:: What you should do ::
An exact copy of all the data is required, with pictures left out.

:: Material ::
** BEGIN **
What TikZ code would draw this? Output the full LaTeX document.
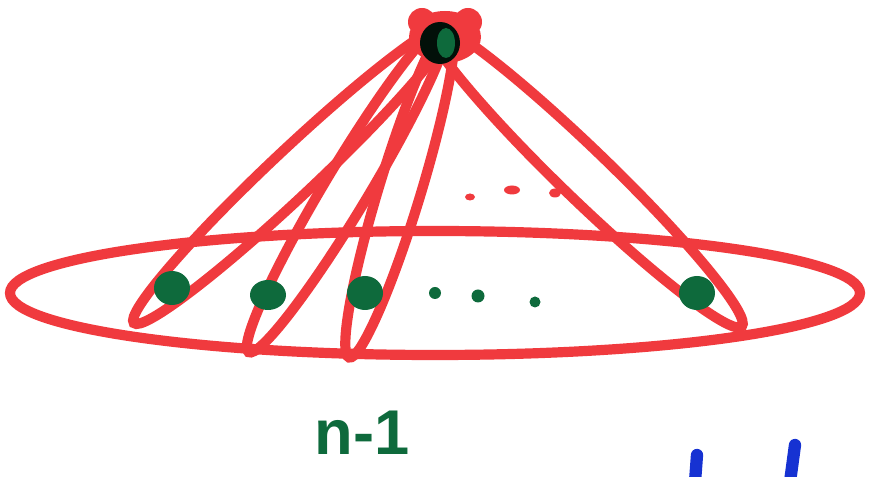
\documentclass[tikz,border=0pt]{standalone}
\usepackage{fontspec}
\setsansfont{Liberation Sans}
\definecolor{pen}{HTML}{F03A3E}
\definecolor{ink}{HTML}{0E6A3C}
\definecolor{blu}{HTML}{1632D2}
\tikzset{
  redline/.style={draw=pen,line width=5.8pt},
  gdot/.style={fill=ink},
  blueline/.style={draw=blu,line width=7pt,line cap=round},
}
\begin{document}
\begin{tikzpicture}[x=0.02cm,y=0.02cm]
\useasboundingbox (0,0) rectangle (877,477);
% big ellipse
\draw[redline] (435,184) ellipse [x radius=425, y radius=62];
% leaf loops
\draw[redline,rotate around={43.3:(292.5,303.5)}] (292.5,303.5) ellipse [x radius=218, y radius=23];
\draw[redline,rotate around={59:(347.5,289.5)}] (347.5,289.5) ellipse [x radius=192, y radius=22];
\draw[redline,rotate around={73.1:(400,287)}] (400,287) ellipse [x radius=175, y radius=21];
\draw[redline,rotate around={136:(585,302)}] (585,302) ellipse [x radius=218, y radius=25];
% apex blob and dot
\fill[pen] (445,440) ellipse [x radius=36, y radius=26];
\fill[pen] (422,455) circle [radius=14];
\fill[pen] (468,455) circle [radius=14];
\fill[black!85!ink] (440,434) ellipse [x radius=20, y radius=21];
\fill[ink] (446,434) ellipse [x radius=9, y radius=15];
% green vertices
\fill[gdot] (172,189) ellipse [x radius=18, y radius=17];
\fill[gdot] (268,182) ellipse [x radius=18, y radius=15];
\fill[gdot] (365,184) ellipse [x radius=18, y radius=17];
\fill[gdot] (697,184) ellipse [x radius=18, y radius=17];
% green dots
\fill[gdot] (435,184) circle [radius=6];
\fill[gdot] (478,181) circle [radius=6.5];
\fill[gdot] (535,175) circle [radius=5.5];
% red dots
\fill[pen] (470,280) ellipse [x radius=5, y radius=3.5];
\fill[pen] (512,287) ellipse [x radius=8, y radius=4.5];
\fill[pen] (555,284) ellipse [x radius=6, y radius=4.5];
% label
\node[text=ink,font=\sffamily\bfseries\fontsize{36}{36}\selectfont,anchor=south] (lab) at (362,16) {n-1};
% blue strokes
\coordinate (b1a) at (697,22);
\coordinate (b1b) at (695,-5);
\coordinate (b2a) at (795,32);
\coordinate (b2b) at (790,-5);
\draw[blueline] (b1a) -- (b1b);
\draw[blueline] (b2a) -- (b2b);
\end{tikzpicture}
\end{document}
** END **
:: Answer to the problem ::
What TikZ code would draw this? Output the full LaTeX document.
\documentclass[tikz,border=0pt]{standalone}
\usepackage{fontspec}
\setsansfont{Liberation Sans}
\definecolor{pen}{HTML}{F03A3E}
\definecolor{ink}{HTML}{0E6A3C}
\definecolor{blu}{HTML}{1632D2}
\tikzset{
  redline/.style={draw=pen,line width=5.8pt},
  gdot/.style={fill=ink},
  blueline/.style={draw=blu,line width=7pt,line cap=round},
}
\begin{document}
\begin{tikzpicture}[x=0.02cm,y=0.02cm]
\useasboundingbox (0,0) rectangle (877,477);
% big ellipse
\draw[redline] (435,184) ellipse [x radius=425, y radius=62];
% leaf loops
\draw[redline,rotate around={43.3:(292.5,303.5)}] (292.5,303.5) ellipse [x radius=218, y radius=23];
\draw[redline,rotate around={59:(347.5,289.5)}] (347.5,289.5) ellipse [x radius=192, y radius=22];
\draw[redline,rotate around={73.1:(400,287)}] (400,287) ellipse [x radius=175, y radius=21];
\draw[redline,rotate around={136:(585,302)}] (585,302) ellipse [x radius=218, y radius=25];
% apex blob and dot
\fill[pen] (445,440) ellipse [x radius=36, y radius=26];
\fill[pen] (422,455) circle [radius=14];
\fill[pen] (468,455) circle [radius=14];
\fill[black!85!ink] (440,434) ellipse [x radius=20, y radius=21];
\fill[ink] (446,434) ellipse [x radius=9, y radius=15];
% green vertices
\fill[gdot] (172,189) ellipse [x radius=18, y radius=17];
\fill[gdot] (268,182) ellipse [x radius=18, y radius=15];
\fill[gdot] (365,184) ellipse [x radius=18, y radius=17];
\fill[gdot] (697,184) ellipse [x radius=18, y radius=17];
% green dots
\fill[gdot] (435,184) circle [radius=6];
\fill[gdot] (478,181) circle [radius=6.5];
\fill[gdot] (535,175) circle [radius=5.5];
% red dots
\fill[pen] (470,280) ellipse [x radius=5, y radius=3.5];
\fill[pen] (512,287) ellipse [x radius=8, y radius=4.5];
\fill[pen] (555,284) ellipse [x radius=6, y radius=4.5];
% label
\node[text=ink,font=\sffamily\bfseries\fontsize{36}{36}\selectfont,anchor=south] (lab) at (362,16) {n-1};
% blue strokes
\coordinate (b1a) at (697,22);
\coordinate (b1b) at (695,-5);
\coordinate (b2a) at (795,32);
\coordinate (b2b) at (790,-5);
\draw[blueline] (b1a) -- (b1b);
\draw[blueline] (b2a) -- (b2b);
\end{tikzpicture}
\end{document}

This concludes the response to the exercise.